ブライアンは、スイス銀行の重役に連絡をした。
重役は、臨時に銀行を開けてくれると言ってくれた。
銀行へ、ベンツS HYBRIDを走らせながら、ブライアンは考えた。
この日迄、ニックはペット・ホテルで、愛犬のロボを預けている。
ニックに会えるかと思い、自分はペット・ホテルに張り込んでいた。
その夕方、コリンが誘拐された。
自分がその知らせを聞いて、急いで病院へ向かった頃、ニックがペット・ホテルに現れた。

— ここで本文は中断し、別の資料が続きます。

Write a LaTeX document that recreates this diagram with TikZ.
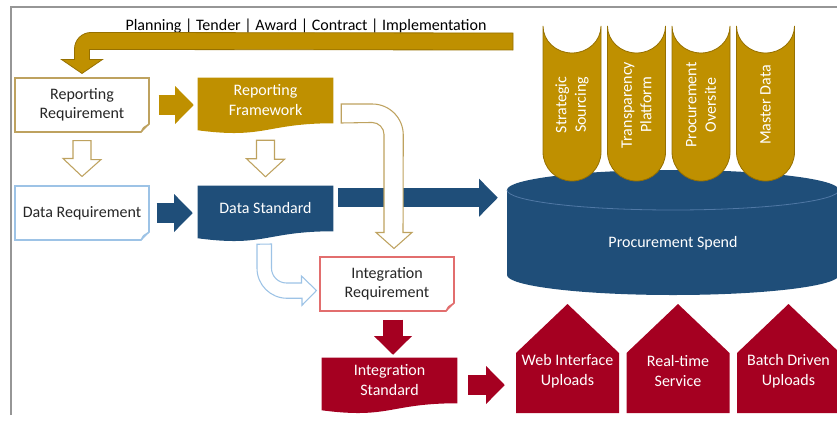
\documentclass[tikz,border=0pt]{standalone}
\usepackage{fontspec}
\setmainfont{Carlito}
\usetikzlibrary{arrows.meta,positioning,calc,backgrounds}

\definecolor{gold}{RGB}{191,144,0}
\definecolor{golddark}{RGB}{150,112,0}
\definecolor{goldline}{RGB}{190,162,95}
\definecolor{spendblue}{RGB}{31,78,121}
\definecolor{spendline}{RGB}{80,120,165}
\definecolor{paleblue}{RGB}{157,195,230}
\definecolor{crimson}{RGB}{165,0,33}
\definecolor{salmon}{RGB}{226,110,110}
\definecolor{framegray}{RGB}{150,150,150}
\definecolor{foldgray}{RGB}{200,200,200}

\begin{document}
\begin{tikzpicture}[x=0.75pt,y=-0.75pt,
  font=\fontsize{12}{14.6}\selectfont,
  notebox/.style={draw=#1, line width=0.8pt, fill=white, text=black!85, align=center,
    minimum width=100.5pt, minimum height=40.5pt, inner sep=0pt},
  docbox/.style={text=white, align=center, minimum width=101.25pt, minimum height=33pt, inner sep=0pt},
  pilltext/.style={text=white, align=center, rotate=90},
  housetext/.style={text=white, align=center, minimum width=77.25pt, inner sep=0pt},
  blockarrow/.style={draw=#1, line width=14.5pt, -{Triangle[width=28.5pt,length=14pt,line width=0pt]}},
  hollow/.style={draw=#1, line width=0.8pt, fill=white, line join=miter},
]
\useasboundingbox (0,0) rectangle (837,421);
\draw[framegray, line width=1.1pt] (11,415) -- (11,7) -- (837,7);

% spend store and the four pillars
\fill[spendblue] (507,190) -- (507,275) arc[start angle=180,end angle=0,x radius=166,y radius=20]
  -- (839,190) arc[start angle=0,end angle=-180,x radius=166,y radius=20] -- cycle;
\draw[spendline, line width=0.6pt] (507,190) arc[start angle=180,end angle=0,x radius=166,y radius=20];
\node[text=white, minimum width=249pt] (spend) at (673,243) {Procurement Spend};

\foreach \nm/\L/\txt in {ss/543/{Strategic\\Sourcing}, tp/607.5/{Transparency\\Platform},
    po/672/{Procurement\\Oversite}, md/736.5/{Master Data}} {
  \filldraw[fill=gold, draw=golddark, line width=0.6pt] (\L,26)
    arc[start angle=180,end angle=0,x radius=29,y radius=27] -- (\L+58,152)
    arc[start angle=0,end angle=180,radius=29] -- cycle;
  \node[pilltext] (\nm) at (\L+29,105) {\txt};
}

% boxes
\node (phases) at (306,26) {Planning | Tender | Award | Contract | Implementation};
\node[notebox=goldline] (rreq) at (82,105) {Reporting\\Requirement};
\node[notebox=paleblue] (dreq) at (82,213) {Data Requirement};
\node[notebox=salmon] (ireq) at (387,284) {Integration\\Requirement};
\node[docbox] (rfw) at (265.5,100) {Reporting\\Framework};
\node[docbox] (dstd) at (265.5,208) {Data Standard};
\node[docbox] (istd) at (389.5,380) {Integration\\Standard};

\begin{scope}[on background layer]
\foreach \n/\c in {rfw/gold, dstd/spendblue, istd/crimson}
  \fill[\c] (\n.north west) -- (\n.north east) -- ($(\n.south east)+(0,1)$)
    .. controls ($(\n.south)+(0,1)$) and ($(\n.south)+(0,17)$) .. ($(\n.south west)+(0,8)$) -- cycle;
\end{scope}

\foreach \n/\c in {rreq/goldline, dreq/paleblue, ireq/salmon} {
  \fill[white] ($(\n.south east)+(-9,1)$) -- ($(\n.south east)+(1,1)$) -- ($(\n.south east)+(1,-9)$) -- cycle;
  \filldraw[fill=foldgray, draw=\c, line width=0.8pt, line join=round] ($(\n.south east)+(-9,0)$)
    -- ($(\n.south east)+(0,-9)$) -- ($(\n.south east)+(-6,-5)$) -- cycle;
}

% outputs
\foreach \nm/\x/\txt in {web/516/{Web Interface\\Uploads}, rts/626.5/{Real-time\\Service},
    bdu/737/{Batch Driven\\Uploads}} {
  \fill[crimson] (\x,413) -- (\x,353) -- (\x+51.5,304) -- (\x+103,353) -- (\x+103,413) -- cycle;
  \node[housetext] (\nm) at (\x+51.5,371) {\txt};
}

% arrows
\coordinate (lifecycle) at (513,33);
\filldraw[fill=gold, draw=golddark, line width=0.6pt] (lifecycle) -- ($(rreq.north)+(9,-45)$)
  arc[start angle=270,end angle=180,radius=16.5] -- ($(rreq.north)+(-7.5,-18)$) -- ++(-13,0)
  -- ($(rreq.north)+(0,-4)$) -- ++(20.5,-14) -- ++(-13,0) -- ($(rreq.north)+(7.5,-28)$)
  -- (lifecycle |- 0,50) -- cycle;

\draw[blockarrow=gold] ($(rreq.east)+(9,0)$) -- ($(rreq.east -| rfw.west)+(-4,0)$);
\draw[blockarrow=spendblue] ($(dreq.east)+(7,0)$) -- ($(dreq.east -| dstd.west)+(-5,0)$);
\draw[blockarrow=spendblue] ($(dstd.north east)+(5,12)$) -- ($(dstd.north east -| spend.west)+(-9,12)$);

\filldraw[hollow=goldline] ($(rreq.south)+(-9,8)$) -- ++(18,0) -- ++(0,19) -- ++(10,0)
  -- ($(dreq.north)+(0,-9)$) -- ++(-19,-18) -- ++(10,0) -- cycle;
\filldraw[hollow=goldline] ($(rfw.south)+(-9,18)$) -- ++(18,0) -- ++(0,19) -- ++(10,0)
  -- ($(dstd.north)+(0,-9)$) -- ++(-19,-18) -- ++(10,0) -- cycle;

\filldraw[hollow=goldline] ($(rfw.east)+(8,4)$) -- ++(31,0) arc[start angle=270,end angle=360,radius=31]
  -- ($(ireq.north)+(16,-24)$) -- ++(9,0) -- ($(ireq.north)+(7,-8)$) -- ++(-18,-16) -- ++(8,0)
  -- ++(0,-98) arc[start angle=0,end angle=-90,radius=12] -- ($(rfw.east)+(8,23)$) -- cycle;

\filldraw[hollow=paleblue] ($(dstd.south)+(-8.5,14)$) -- ++(0,24) arc[start angle=180,end angle=90,radius=30]
  -- ++(15,0) -- ++(0,7) -- ($(ireq.west)+(-3,6.5)$) -- ++(-15,-14.5) -- ++(0,7) -- ++(-15,0)
  arc[start angle=90,end angle=180,radius=15] -- ++(0,-24) -- cycle;

\draw[blockarrow=crimson] ($(ireq.south)+(6,8)$) -- ($(ireq.south |- istd.north)+(6,-3)$);
\draw[blockarrow=crimson] ($(istd.east)+(11,5)$) -- ($(istd.east -| web.west)+(-11,5)$);
\end{tikzpicture}
\end{document}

もしかして、自分はニックに謀られのではないかと思った。
ニックは、病院を通りを挟んだ所から見ていた。
この日迄、ペット・ホテルを利用したのは、ブライアンを引き付ける為であった。
万が一、病院に彼がいたら、計画は台無しになるのだ。
ブライアンは、イサオの事件で、FBIと蜜に連絡を取り合っていた。
秘密結社の人間が、FBIを名乗っても、直ぐにばれてしまう。
狙い通り、ブライアンはペット・ホテルに釘付けとなり、仲間達は計画を成功させた。
後は、自分の計略を実行に移すだけだ。
イサオは病室の窓から外を見た。
あの男の気配を、感じたからだ。
しかし、何処見てもあの男を、見付ける事が出来なかった。
『どうか、コリンを守って欲しい。』
イサオは心の中で、男に頼んだ。
デイビットは気付いた。
「イサオ、さっきから外を見ているが、誰かいるのか?」
イサオは冷静を装った。
「誰もいないよ。コリンの無事を祈っていたんだ。」